The backlash against the rally has been so dramatic, that I think they failed in every conceivable way. The man who organized the rally, Jason Kessler, was chased off of his press conference, the Daily Stormer was taken down. It made a difference.
This movement is a movement to shame the Nazis and protect peaceful protestors. I don’t advocate violence. I’m not violent. The violence could have been prevented if many more counter protestors showed up. That humiliates the Nazis, makes them cower and leave. But, when the numbers were so matched and they were so heavily armed and ready to terrorize Charlottesville, we had no choice but to protect ourselves.
I believe in the First Amendment. But, if you’re going to spew hate, don’t be surprised if someone throws a tomato at you… or a rock.”
If you don’t want to attend a white nationalist rally as a counter-protestor, there are other ways to help the resistance.
“Go to protests, go to vigils. All of that boosts our morale. Or get involved by calling about local issues. Call the Mayor of Philly and tell him you want the Frank Rizzo statue taken down or the Christopher Columbus one. We have a ton of racist organizations in local areas that need to be dealt with.”
I thought of my own small suburban town. The idea of white nationalists and counter-protesters battling in our streets seemed inconceivable. But, as John explains it, Charlottesville is not so different.

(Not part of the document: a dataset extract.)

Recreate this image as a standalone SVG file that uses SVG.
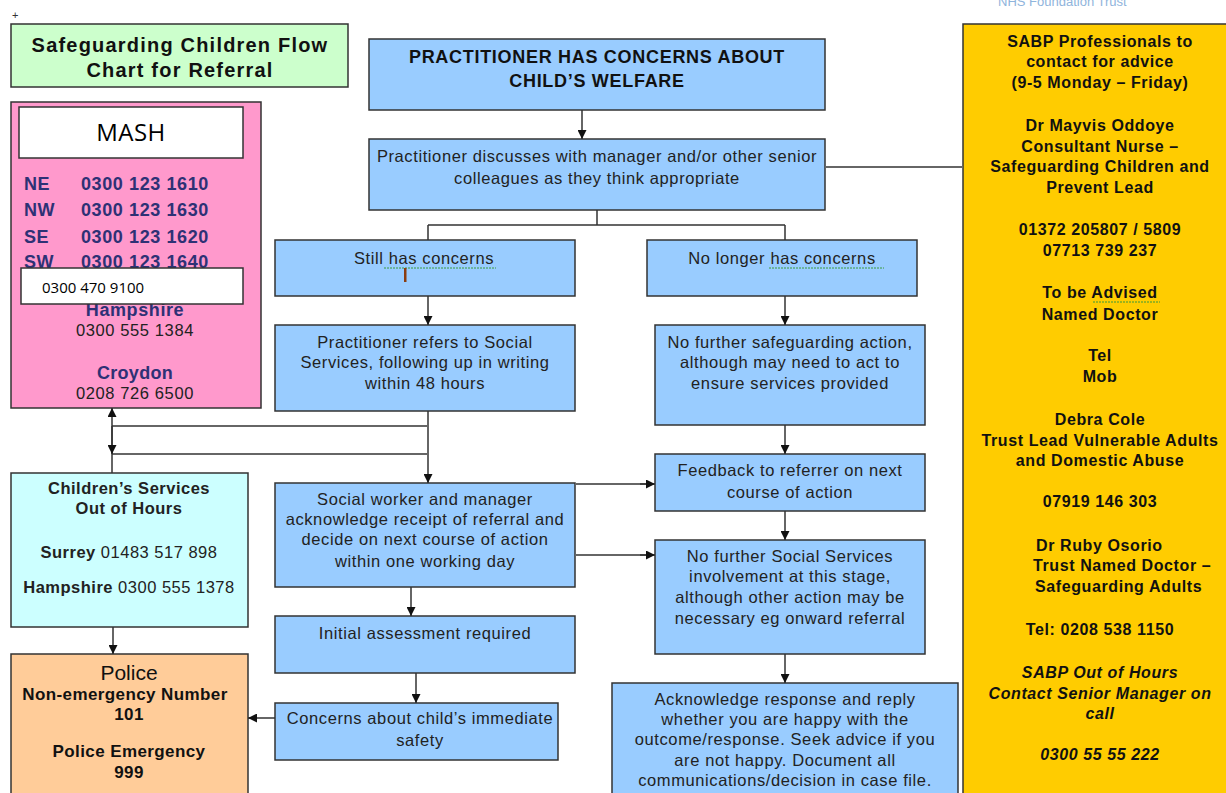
<svg xmlns="http://www.w3.org/2000/svg" width="1226" height="793" viewBox="0 0 1226 793">
<defs>
<marker id="ah" markerWidth="9" markerHeight="9" refX="9" refY="4.5" orient="auto" markerUnits="userSpaceOnUse">
<path d="M0,0 L9,4.5 L0,9 Z" fill="#111"/>
</marker>
<style>
text{font-family:"Liberation Sans",Arial,sans-serif;}
.box{stroke:#333;stroke-width:1.5;}
.blue{fill:#99ccff;}
.t{font-size:16.5px;letter-spacing:0.6px;fill:#222;text-anchor:middle;}
.b{font-weight:bold;}
.navy{fill:#2e3175;}
.yl{font-size:16px;letter-spacing:0.6px;font-weight:bold;fill:#111;text-anchor:middle;}
.cs{font-size:16.5px;letter-spacing:0.5px;fill:#222;text-anchor:middle;}
.po{font-size:17px;letter-spacing:0.4px;font-weight:bold;fill:#111;text-anchor:middle;}
.ln{fill:none;stroke:#333;stroke-width:1.5;}
.gl{fill:none;stroke:#666;stroke-width:2;}
.sq{fill:none;stroke:#3a9a3a;stroke-width:1;stroke-dasharray:2,1;}
</style>
</defs>
<rect width="1226" height="793" fill="#fff"/>
<text x="12" y="19" style="font-size:11px;fill:#333">+</text>
<text x="998" y="6" style="font-size:13px;fill:#8fb4dc">NHS Foundation Trust</text>

<g id="title">
<rect class="box" x="11" y="24" width="337" height="63" fill="#ccffcc"/>
<text x="180" y="52" class="b" style="font-size:20px;letter-spacing:1.2px;text-anchor:middle;fill:#111">Safeguarding Children Flow</text>
<text x="180" y="77" class="b" style="font-size:20px;letter-spacing:1.2px;text-anchor:middle;fill:#111">Chart for Referral</text>
</g>

<g id="mash">
<rect class="box" x="11" y="102" width="250" height="306" fill="#ff99cc"/>
<rect class="box" x="19" y="107" width="224" height="51" fill="#fff"/>
<text x="131" y="141" style="font-family:'Open Sans',sans-serif;font-size:24px;letter-spacing:0.5px;text-anchor:middle;fill:#000">MASH</text>
<g class="b navy" style="font-size:18px;letter-spacing:0.6px">
<text x="24" y="190">NE</text><text x="81" y="190">0300 123 1610</text>
<text x="24" y="216">NW</text><text x="81" y="216">0300 123 1630</text>
<text x="24" y="243">SE</text><text x="81" y="243">0300 123 1620</text>
<text x="24" y="268">SW</text><text x="81" y="268">0300 123 1640</text>
<text x="135" y="316" style="text-anchor:middle">Hampshire</text>
</g>
<rect class="box" x="21" y="268" width="222" height="36" fill="#fff"/>
<text x="42" y="293" style="font-family:'Open Sans',sans-serif;font-size:15px;fill:#000">0300 470 9100</text>
<text x="135" y="336" class="t">0300 555 1384</text>
<text x="135" y="379" class="navy b" style="font-size:18px;letter-spacing:0.3px;text-anchor:middle">Croydon</text>
<text x="135" y="399" class="t">0208 726 6500</text>
</g>

<g id="childrens-services">
<rect class="box" x="11" y="473" width="237" height="154" fill="#ccffff"/>
<text x="129" y="494" class="cs b">Children’s Services</text>
<text x="129" y="514" class="cs b">Out of Hours</text>
<text x="129" y="558" class="cs"><tspan font-weight="bold">Surrey</tspan> 01483 517 898</text>
<text x="129" y="593" class="cs"><tspan font-weight="bold">Hampshire</tspan> 0300 555 1378</text>
</g>

<g id="police">
<rect class="box" x="11" y="654" width="237" height="145" fill="#ffcc99"/>
<text x="129" y="680" style="font-size:21px;text-anchor:middle;fill:#111">Police</text>
<text x="125" y="700" class="po">Non-emergency Number</text>
<text x="129" y="720" class="po">101</text>
<text x="129" y="757" class="po">Police Emergency</text>
<text x="129" y="778" class="po">999</text>
</g>

<g id="n-concerns">
<rect class="box blue" x="369" y="39" width="456" height="71"/>
<text x="597" y="63" class="b" style="font-size:18px;letter-spacing:0.7px;text-anchor:middle;fill:#111">PRACTITIONER HAS CONCERNS ABOUT</text>
<text x="597" y="87" class="b" style="font-size:18px;letter-spacing:0.7px;text-anchor:middle;fill:#111">CHILD’S WELFARE</text>
</g>

<g id="n-discusses">
<rect class="box blue" x="369" y="139" width="456" height="71"/>
<text x="597" y="162" class="t">Practitioner discusses with manager and/or other senior</text>
<text x="597" y="184" class="t">colleagues as they think appropriate</text>
</g>

<g id="n-still">
<rect class="box blue" x="275" y="240" width="300" height="56"/>
<text x="424" y="264" class="t">Still has concerns</text>
<path class="sq" d="M384,268 L496,268"/>
<rect x="404" y="268" width="2.5" height="14" fill="#8a3c10"/>
</g>

<g id="n-nolonger">
<rect class="box blue" x="647" y="240" width="270" height="56"/>
<text x="782" y="264" class="t">No longer has concerns</text>
<path class="sq" d="M769,268 L884,268"/>
</g>

<g id="n-refers">
<rect class="box blue" x="275" y="325" width="300" height="86"/>
<text x="425" y="348" class="t">Practitioner refers to Social</text>
<text x="425" y="368" class="t">Services, following up in writing</text>
<text x="425" y="389" class="t">within 48 hours</text>
</g>

<g id="n-nofurther">
<rect class="box blue" x="655" y="325" width="270" height="100"/>
<text x="790" y="348" class="t">No further safeguarding action,</text>
<text x="790" y="368" class="t">although may need to act to</text>
<text x="790" y="389" class="t">ensure services provided</text>
</g>

<g id="n-feedback">
<rect class="box blue" x="655" y="454" width="270" height="57"/>
<text x="790" y="476" class="t">Feedback to referrer on next</text>
<text x="790" y="498" class="t">course of action</text>
</g>

<g id="n-socialworker">
<rect class="box blue" x="275" y="483" width="300" height="104"/>
<text x="425" y="505" class="t">Social worker and manager</text>
<text x="425" y="525" class="t">acknowledge receipt of referral and</text>
<text x="425" y="545" class="t">decide on next course of action</text>
<text x="425" y="567" class="t">within one working day</text>
</g>

<g id="n-nosocial">
<rect class="box blue" x="655" y="540" width="270" height="114"/>
<text x="790" y="562" class="t">No further Social Services</text>
<text x="790" y="582" class="t">involvement at this stage,</text>
<text x="790" y="603" class="t">although other action may be</text>
<text x="790" y="624" class="t">necessary eg onward referral</text>
</g>

<g id="n-initial">
<rect class="box blue" x="275" y="616" width="300" height="57"/>
<text x="425" y="639" class="t">Initial assessment required</text>
</g>

<g id="n-immediate">
<rect class="box blue" x="275" y="703" width="283" height="57"/>
<text x="420" y="724" class="t">Concerns about child’s immediate</text>
<text x="420" y="746" class="t">safety</text>
</g>

<g id="n-acknowledge">
<rect class="box blue" x="612" y="683" width="346" height="120"/>
<text x="785" y="705" class="t">Acknowledge response and reply</text>
<text x="785" y="725" class="t">whether you are happy with the</text>
<text x="785" y="745" class="t">outcome/response. Seek advice if you</text>
<text x="785" y="766" class="t">are not happy. Document all</text>
<text x="785" y="786" class="t">communications/decision in case file.</text>
</g>

<g id="sabp">
<rect class="box" x="963" y="24" width="270" height="780" fill="#ffcc00"/>
<text x="1100" y="47" class="yl navy">SABP Professionals to</text>
<text x="1100" y="67" class="yl navy">contact for advice</text>
<text x="1100" y="88" class="yl navy">(9-5 Monday – Friday)</text>
<text x="1100" y="131" class="yl">Dr Mayvis Oddoye</text>
<text x="1100" y="152" class="yl">Consultant Nurse –</text>
<text x="1100" y="172" class="yl">Safeguarding Children and</text>
<text x="1100" y="193" class="yl">Prevent Lead</text>
<text x="1100" y="235" class="yl">01372 205807  / 5809</text>
<text x="1100" y="256" class="yl">07713 739 237</text>
<text x="1100" y="298" class="yl">To be Advised</text>
<path class="sq" d="M1093,302 L1160,302"/>
<text x="1100" y="320" class="yl">Named Doctor</text>
<text x="1100" y="361" class="yl">Tel</text>
<text x="1100" y="382" class="yl">Mob</text>
<text x="1100" y="425" class="yl">Debra Cole</text>
<text x="1100" y="446" class="yl">Trust Lead Vulnerable Adults</text>
<text x="1100" y="466" class="yl">and Domestic Abuse</text>
<text x="1100" y="507" class="yl">07919 146 303</text>
<text x="1036" y="551" class="yl" style="text-anchor:start">Dr Ruby Osorio</text>
<text x="1033" y="571" class="yl" style="text-anchor:start">Trust Named Doctor –</text>
<text x="1035" y="592" class="yl" style="text-anchor:start">Safeguarding Adults</text>
<text x="1100" y="635" class="yl">Tel: 0208 538 1150</text>
<text x="1100" y="678" class="yl navy" style="font-style:italic">SABP Out of Hours</text>
<text x="1100" y="699" class="yl navy" style="font-style:italic">Contact Senior Manager on</text>
<text x="1100" y="719" class="yl navy" style="font-style:italic">call</text>
<text x="1100" y="760" class="yl navy" style="font-style:italic">0300 55 55 222</text>
</g>

<g id="connectors">
<path class="ln" d="M582,110 V139" marker-end="url(#ah)"/>
<path class="gl" d="M825,167 H963"/>
<path class="ln" d="M597,210 V225 M428,225 H785 M428,225 V240 M785,225 V240"/>
<path class="ln" d="M428,296 V325" marker-end="url(#ah)"/>
<path class="ln" d="M785,296 V325" marker-end="url(#ah)"/>
<path class="ln" d="M428,411 V483" marker-end="url(#ah)"/>
<path class="gl" d="M112,426 H428 M112,454 H428"/>
<path class="ln" d="M112,473 V408" marker-end="url(#ah)"/>
<path class="ln" d="M112,426 V454" marker-end="url(#ah)"/>
<path class="ln" d="M785,425 V454" marker-end="url(#ah)"/>
<path class="ln" d="M785,511 V540" marker-end="url(#ah)"/>
<path class="ln" d="M785,654 V683" marker-end="url(#ah)"/>
<path class="gl" d="M575,484 H646"/>
<path class="ln" d="M640,484 H655" marker-end="url(#ah)"/>
<path class="gl" d="M575,555 H646"/>
<path class="ln" d="M640,555 H655" marker-end="url(#ah)"/>
<path class="ln" d="M411,587 V616" marker-end="url(#ah)"/>
<path class="ln" d="M416,673 V703" marker-end="url(#ah)"/>
<path class="ln" d="M275,718 H248" marker-end="url(#ah)"/>
<path class="ln" d="M113,627 V654" marker-end="url(#ah)"/>
</g>
</svg>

“This was a nice, clean suburban town. People were sitting on their porches drinking coffee while we were fighting in the streets.”
That was the image from John’s story that stuck out to me the most. This battle against fascism is not just happening in remote towns far away. It’s happening in little towns all across America. John explained how he saw the roots of this movement when he was a young man living in a “nice” suburban town.
“When I was young I was into the punk rock scene locally and clansman would come around to recruit us. They’d come to concerts and pass out flyers.
Those skinheads faded away, but not really, because they grew up to be the leaders of the alt-right and they got involved politically. They took off their Doc Martins and bomber jackets and grew their hair and they put on nice clothes and began influencing politics.”
When those skinheads are supported by the highest office, when we are told that they are “fine people,” when we try to minimize the danger that they present, white nationalist groups will continue gaining strength. It is on all of us not to let that happen.